To the following you will either be willing to “absolve me of my sins”, judge me as intolerant, or empathetically understand while admitting the same tendency in yourself.  Either way here it goes…

I have expectations…almost always…ok always

I honestly hate that I do, and to be fair they are generally fairly broad, (at least I think) but they are there waiting to be stepped over and reacted to

I have them for men, for women, for friends, for The Bridge, for my wife, for my kids…I am an equal opportunity expectations provider

The problem is that when expectations are not met, and especially not met repeatedly, I am prone to developing a cynicism that I have a hard time shaking

Translation: I do not exhibit, extend, or manifest grace to those around me.  I do not love them as myself, I do not show them Jesus.

To be honest, I am torn.  I think we live in an increasingly standard less society.  Tolerance is king.  Knowledge is individual.  Accountability is archaic and judgmental.    I profoundly disagree with all of these trends, and yet I struggle to come to a biblical balance of grace and the kind of love that desires the very best for another and does all in its power to see that come to pass.

I am interested to hear from you…

Do you think having an expectation is a compromise of grace?

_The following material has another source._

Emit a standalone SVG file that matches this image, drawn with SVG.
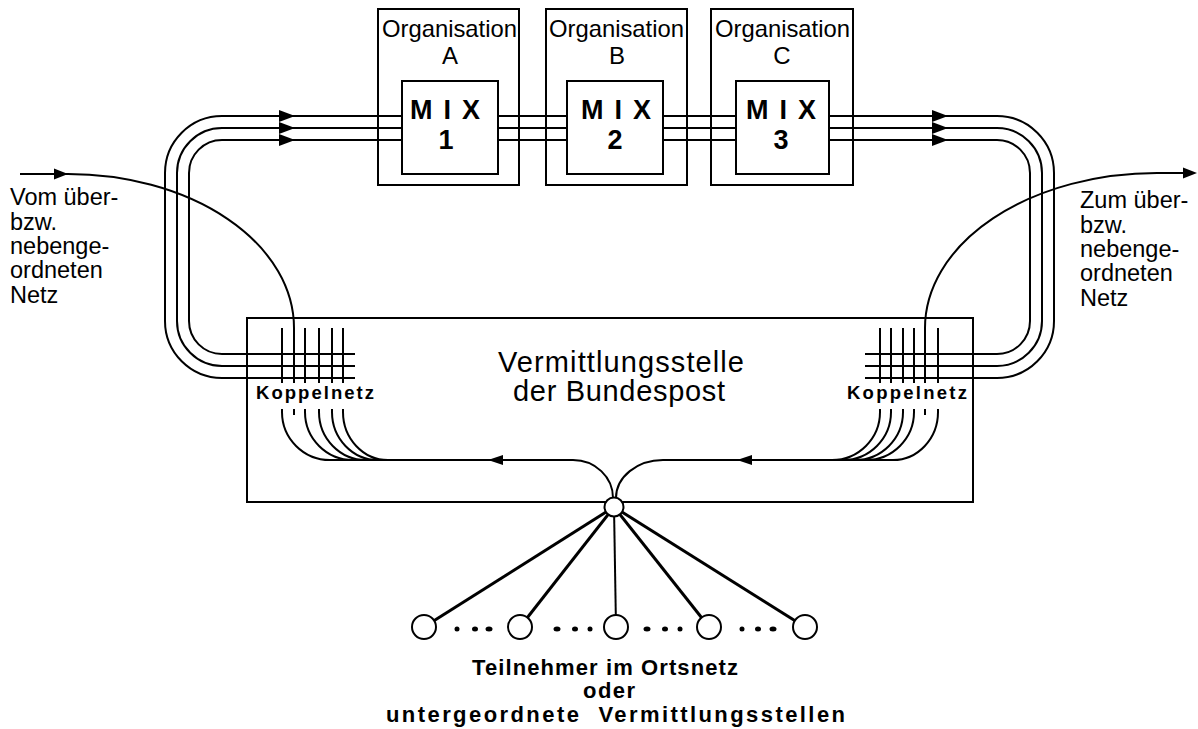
<svg xmlns="http://www.w3.org/2000/svg" width="1198" height="729" viewBox="0 0 1198 729">
<style>
.ln{fill:none;stroke:#000;stroke-width:2}
.bx{fill:#fff;stroke:#000;stroke-width:2}
.sp{stroke:#000;stroke-width:3}
.t{font-family:"Liberation Sans",Arial,Helvetica,sans-serif;fill:#000}
.b{font-weight:bold}
</style>
<defs>
<path id="ar" d="M0,0 L-16,-6 L-16,6 Z" fill="#000"/>
<path id="al" d="M0,0 L15,-5 L15,5 Z" fill="#000"/>
<path id="as" d="M0,0 L-14,-5.5 L-14,5.5 Z" fill="#000"/>
</defs>
<rect width="1198" height="729" fill="#fff"/>

<g id="vermittlungsstelle">
<rect x="247" y="318" width="726" height="184" class="bx"/>
<text class="t" x="498" y="372" font-size="29" textLength="246" lengthAdjust="spacing">Vermittlungsstelle</text>
<text class="t" x="513" y="401" font-size="29" textLength="212" lengthAdjust="spacing">der Bundespost</text>
</g>

<g id="orgA">
<rect x="378" y="9" width="141" height="176" class="bx"/>
<text class="t" x="382" y="37" font-size="24" textLength="135" lengthAdjust="spacingAndGlyphs">Organisation</text>
<text class="t" x="450" y="64" font-size="24" text-anchor="middle">A</text>
<rect x="402" y="81" width="96" height="93" class="bx"/>
<text class="t b" x="410" y="119" font-size="27" textLength="70" lengthAdjust="spacing">M I X</text>
<text class="t b" x="446" y="149" font-size="27" text-anchor="middle">1</text>
</g>
<g id="orgB">
<rect x="546" y="9" width="141" height="176" class="bx"/>
<text class="t" x="549" y="37" font-size="24" textLength="135" lengthAdjust="spacingAndGlyphs">Organisation</text>
<text class="t" x="617" y="64" font-size="24" text-anchor="middle">B</text>
<rect x="567" y="81" width="96" height="93" class="bx"/>
<text class="t b" x="581" y="119" font-size="27" textLength="70" lengthAdjust="spacing">M I X</text>
<text class="t b" x="615" y="149" font-size="27" text-anchor="middle">2</text>
</g>
<g id="orgC">
<rect x="711" y="9" width="142" height="176" class="bx"/>
<text class="t" x="715" y="37" font-size="24" textLength="135" lengthAdjust="spacingAndGlyphs">Organisation</text>
<text class="t" x="782" y="64" font-size="24" text-anchor="middle">C</text>
<rect x="736" y="81" width="93" height="93" class="bx"/>
<text class="t b" x="746" y="119" font-size="27" textLength="70" lengthAdjust="spacing">M I X</text>
<text class="t b" x="781" y="149" font-size="27" text-anchor="middle">3</text>
</g>

<g id="connectors">
<path class="ln" d="M355 378 H222 A57 57 0 0 1 165 321 V173 A57 57 0 0 1 222 116 H402"/>
<path class="ln" d="M355 366 H222 A45 45 0 0 1 177 321 V173 A45 45 0 0 1 222 128 H402"/>
<path class="ln" d="M355 354 H222 A33 33 0 0 1 189 321 V173 A33 33 0 0 1 222 140 H402"/>
<path class="ln" d="M498 116 H567 M498 128 H567 M498 140 H567 M663 116 H736 M663 128 H736 M663 140 H736"/>
<path class="ln" d="M829 116 H997 A57 57 0 0 1 1054 173 V321 A57 57 0 0 1 997 378 H865"/>
<path class="ln" d="M829 128 H997 A45 45 0 0 1 1042 173 V321 A45 45 0 0 1 997 366 H865"/>
<path class="ln" d="M829 140 H997 A33 33 0 0 1 1030 173 V321 A33 33 0 0 1 997 354 H865"/>
<use href="#ar" x="295" y="116"/><use href="#ar" x="295" y="128"/><use href="#ar" x="295" y="140"/>
<use href="#ar" x="948" y="116"/><use href="#ar" x="948" y="128"/><use href="#ar" x="948" y="140"/>
<path class="ln" d="M20 174 H68 A226 154 0 0 1 294 328"/>
<use href="#as" x="68" y="174"/>
<path class="ln" d="M925 328 A232 155 0 0 1 1157 173 H1186"/>
<use href="#as" x="1197" y="173"/>
<path class="ln" d="M282 328 V383 M294 328 V383 M305 328 V383 M319 328 V383 M332 328 V383 M343 328 V383"/>
<path class="ln" d="M880 328 V383 M891 328 V383 M903 328 V383 M914 328 V383 M925 328 V383 M938 328 V383"/>
<path class="ln" d="M282 409 V412 A48 48 0 0 0 330 460 M294 409 V415 M305 409 V412 A48 48 0 0 0 353 460 M319 409 V412 A47 48 0 0 0 366 460 M332 409 V412 A46 48 0 0 0 378 460 M343 409 V412 A45 48 0 0 0 388 460"/>
<path class="ln" d="M330 460 H573 A40 38 0 0 1 613 498"/>
<use href="#al" x="488" y="460"/>
<path class="ln" d="M938 409 V412 A45 48 0 0 1 893 460 M925 409 V415 M914 409 V412 A48 48 0 0 1 866 460 M903 409 V412 A48 48 0 0 1 855 460 M891 409 V412 A48 48 0 0 1 843 460 M880 409 V412 A48 48 0 0 1 832 460"/>
<path class="ln" d="M893 460 H663 A47 38 0 0 0 616 498"/>
<use href="#al" x="737" y="460"/>
<line class="sp" x1="614" y1="507" x2="424" y2="627"/>
<line class="sp" x1="614" y1="507" x2="520" y2="627"/>
<line x1="614" y1="507" x2="616" y2="627" stroke="#000" stroke-width="2"/>
<line class="sp" x1="614" y1="507" x2="709" y2="627"/>
<line class="sp" x1="614" y1="507" x2="805" y2="627"/>
</g>

<g id="koppelnetz-left">
<text class="t b" x="256" y="399" font-size="18.5" textLength="118" lengthAdjust="spacing">Koppelnetz</text>
</g>
<g id="koppelnetz-right">
<text class="t b" x="847" y="399" font-size="18.5" textLength="120" lengthAdjust="spacing">Koppelnetz</text>
</g>

<g id="center-node">
<circle cx="614" cy="507" r="9.5" class="bx"/>
</g>

<g id="subscribers">
<circle cx="424" cy="627" r="12" class="bx"/>
<circle cx="520" cy="627" r="12" class="bx"/>
<circle cx="616" cy="627" r="12" class="bx"/>
<circle cx="709" cy="627" r="12" class="bx"/>
<circle cx="805" cy="627" r="12" class="bx"/>
<g fill="#000">
<ellipse cx="457" cy="629" rx="2.5" ry="2.5"/><ellipse cx="475" cy="629" rx="3" ry="2.5"/><ellipse cx="489" cy="629" rx="3.5" ry="2.5"/>
<ellipse cx="557" cy="629" rx="3.5" ry="2.5"/><ellipse cx="575" cy="629" rx="3" ry="2.5"/><ellipse cx="590" cy="629" rx="2.5" ry="2.5"/>
<ellipse cx="647" cy="629" rx="3.5" ry="2.5"/><ellipse cx="665" cy="629" rx="3" ry="2.5"/><ellipse cx="680" cy="629" rx="2.5" ry="2.5"/>
<ellipse cx="742" cy="629" rx="2.5" ry="2.5"/><ellipse cx="758" cy="629" rx="3" ry="2.5"/><ellipse cx="773" cy="629" rx="3.5" ry="2.5"/>
</g>
</g>

<g id="label-bottom">
<text class="t b" x="472" y="675" font-size="22" textLength="266" lengthAdjust="spacing">Teilnehmer im Ortsnetz</text>
<text class="t b" x="583" y="698" font-size="22" textLength="52" lengthAdjust="spacing">oder</text>
<text class="t b" x="386" y="722" font-size="22" textLength="459" lengthAdjust="spacing" xml:space="preserve">untergeordnete  Vermittlungsstellen</text>
</g>

<g id="label-left">
<text class="t" font-size="23.5"><tspan x="10" y="205">Vom über-</tspan><tspan x="10" y="230">bzw.</tspan><tspan x="10" y="254">nebenge-</tspan><tspan x="10" y="278">ordneten</tspan><tspan x="10" y="303">Netz</tspan></text>
</g>
<g id="label-right">
<text class="t" font-size="23.5"><tspan x="1080" y="208">Zum über-</tspan><tspan x="1080" y="233">bzw.</tspan><tspan x="1080" y="257">nebenge-</tspan><tspan x="1080" y="281">ordneten</tspan><tspan x="1080" y="306">Netz</tspan></text>
</g>
</svg>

Do you think having expectations are valid, and provide accountability?

How do expectations affect your marriage, and your children?

Are expectations good leadership, or unnecessary burdens?

How ought we to interact with one another in the church, with those outside the church, with friends and family in this context?


1 Comment

Filed under Journey

One response to “Expectations

  1. Sue C

    Very challenging post, Tim.

    My personal take on it concerns the motives behind the expectations we have. Expectations based on Biblical vision with the motive of bringing glory to God are much different from expectations based on our own personal vision or desire for our own reputation to be enhanced.

    Are you seeking to be a good father/husband (as evidenced by your expectations of your family) so people will look at you and say, “wow, what a great guy!”… or are you seeking to fulfill the vision of the kind of father/husband that reflects God’s grace and glory to a lost and dying world?

    If we live expectation-less lives, we will end up with very little fruit. But it’s the motive and the vision behind our expectations that derives the eternal fruit… or not.